Ad esempio, il drastico calo delle immatricolazioni all’università suona come un campanello d’allarme assordante, sebbene ignorato dalla politica nazionale, che di anno in anno disinveste nell’istruzione pubblica. A farne le spese non sarà soltanto la crescita potenziale, ma anche la democrazia, che potrà vantare su un tessuto sociale sempre meno coinvolto nei processi decisionali e produttivi. Dai dati emerge infatti che coloro che abbandonano gli studi o semplicemente non si iscrivono all’università provengono da famiglie meno abbienti e/o dal Sud. È il regresso, bellezza! Il merito ereditario. L’operaio non avrà il figlio dottore, l’operaio avrà un figlio disoccupato o sfruttato. Anche se laureati, i figli delle famiglie meno abbienti non possono permettersi di attendere grandi offerte di lavoro, per questo accettano fin da subito lavori precari, instabili, mal pagati, che influiranno con buona probabilità sulle prospettive di carriera future.

Società impoverita

La crisi e la sua gestione hanno depennato dall’agenda politica l’idea di giustizia sociale, di progresso. Viviamo nel terzo paese più diseguale dell’area Ocse e questo non pare turbare il governo italiano. Se le disuguaglianze economico e sociali hanno radici ben più lontane e radicate, è con la crisi che il fenomeno è tornato in auge, nonostante in Italia non abbia affatto trovato terreno fertile.

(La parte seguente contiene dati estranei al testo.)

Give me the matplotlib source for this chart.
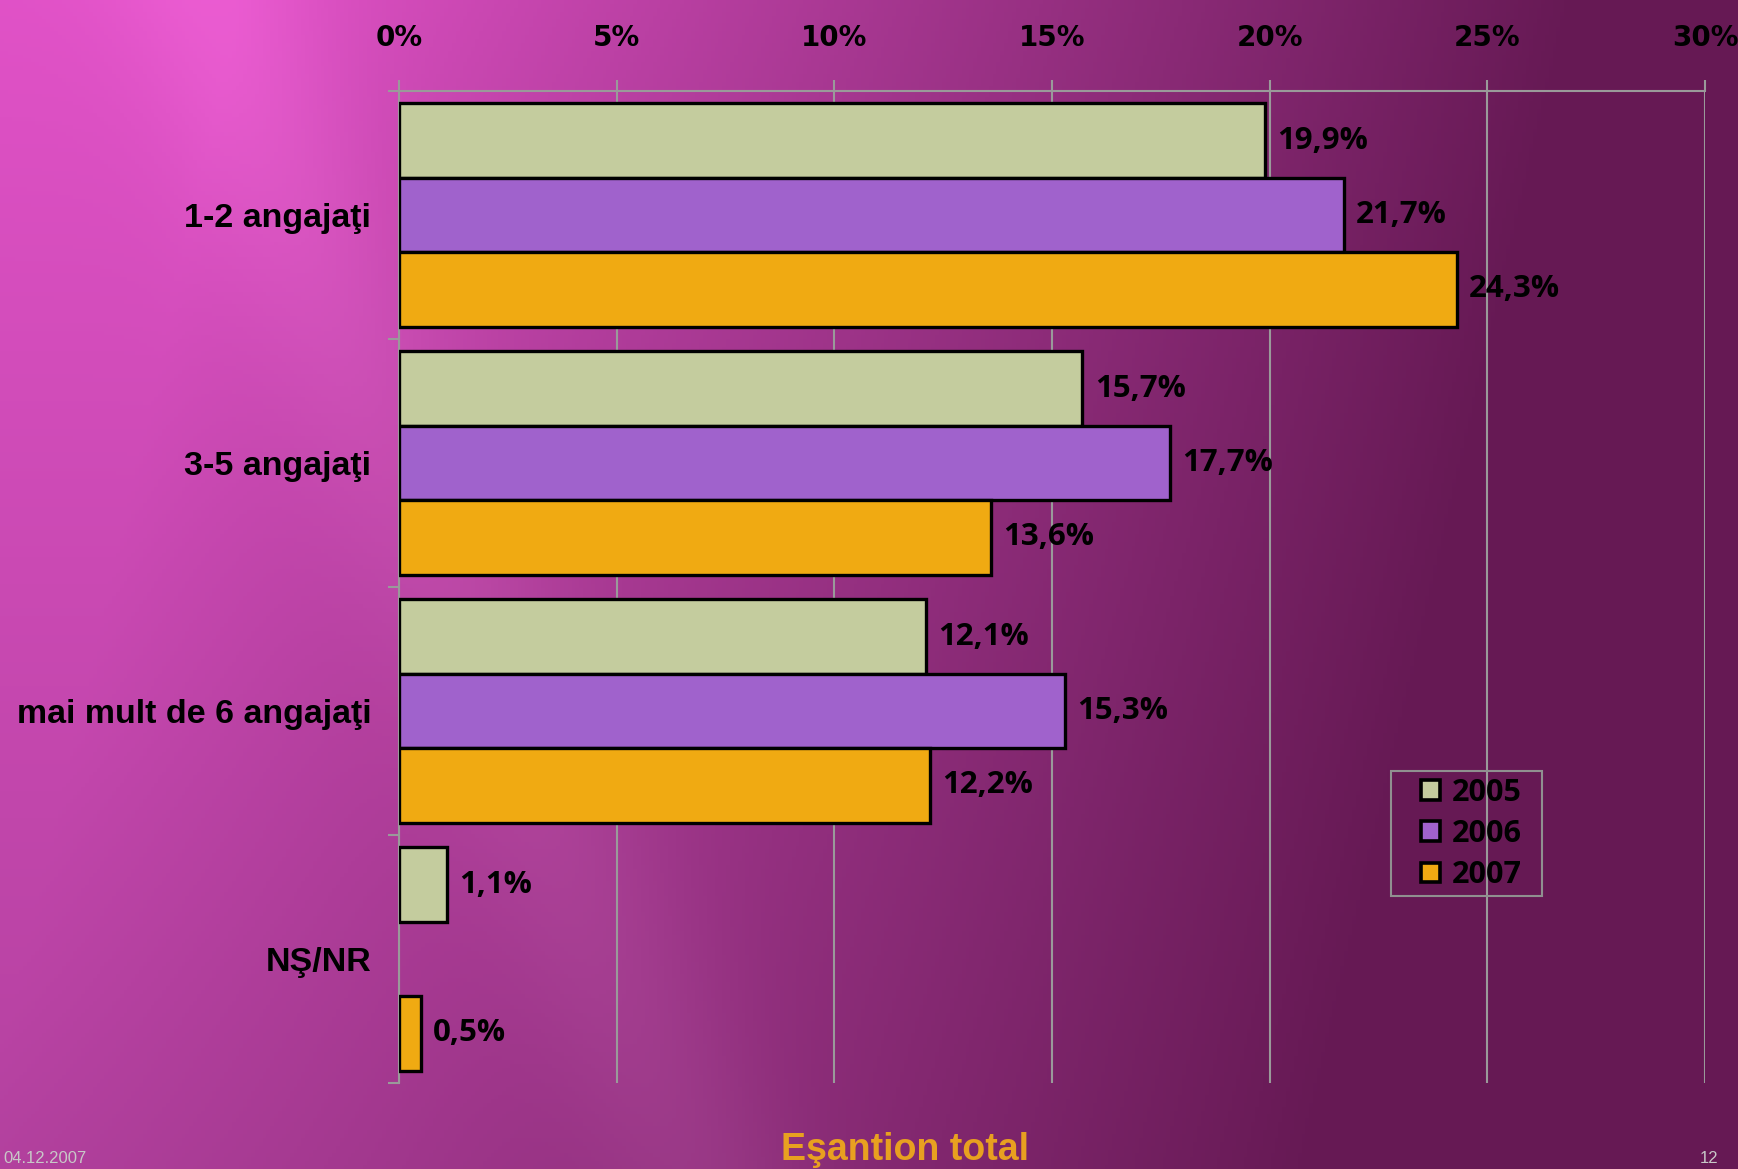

Così nel 2014, il 5% delle famiglie più ricche detengono oltre il 35% della ricchezza privata totale. Il 20% più povero non detiene nulla se non il rischio di povertà futuro. La narrazione dominante in Italia guarda il dito e non la luna, contrapponendo anche in questo caso padri e figli, senza analizzare quanto Roberta Carlini ci racconta: un 27enne nel 2012 guadagna il 26% in meno di un 27enne nel 1993, di questi ultimi solo il 23% aveva un lavoro atipico contro il 44% del primo.

La ricchezza media dei neo trentenni oggi è circa la metà dei trentenni di ieri. Da questo ultimo capitolo del libro bisognerà ripartire per riaffermare definitivamente i termini della questione sociale.